Longtime Chicago Alderman Ed Burke committed a forehead-slapping gaffe on Tuesday.
He started by angering local American Indians with his resolution proposing a “Day of Remembrance and Reconciliation” to mark the 200th anniversary of the Battle of Fort Dearborn in Chicago.
Joseph Podlasek, executive director of Chicago's American Indian Center, told the Chicago Tribune
that Burke’s resolution failed to include the Native American point of view, particularly that of Potawatomi tribe members who not only were killed in the fighting, but also tried to warn U.S. soldiers.
So, Burke reached out to Podlasek to find some common ground—and suggested they smoke a peace pipe.

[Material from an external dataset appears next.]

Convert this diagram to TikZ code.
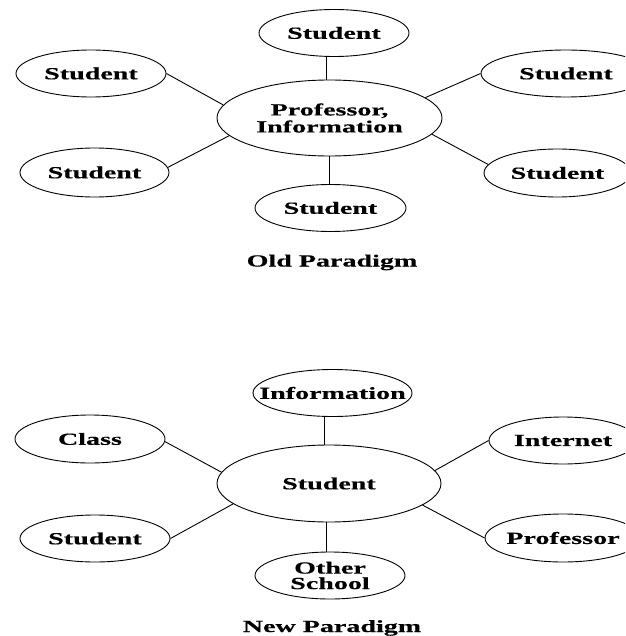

What was Burke puffing on?
Podlasek told the Tribune
“[Burke] said maybe we should all sit down and smoke a peace pipe. That's very offensive. Our pipes are very sacred items to us.”
Burke apologized for the comment, sort of. “If I’ve insulted him, I apologize,” he told the Tribune
“I think the term peace pipe is something that is commonly understood in North America to be a symbol of reconciliation and conciliation. That was my only intention. . . . I viewed it as an opportunity, if that is a symbol of reconciliation and friendship, to incorporate that into the commemoration ceremonies.”
The Battle of Fort Dearborn occurred in 1812, when 35 soldiers, 12 militiamen, 14 settlers and 15 Potawatomi were killed near the banks of the Chicago River.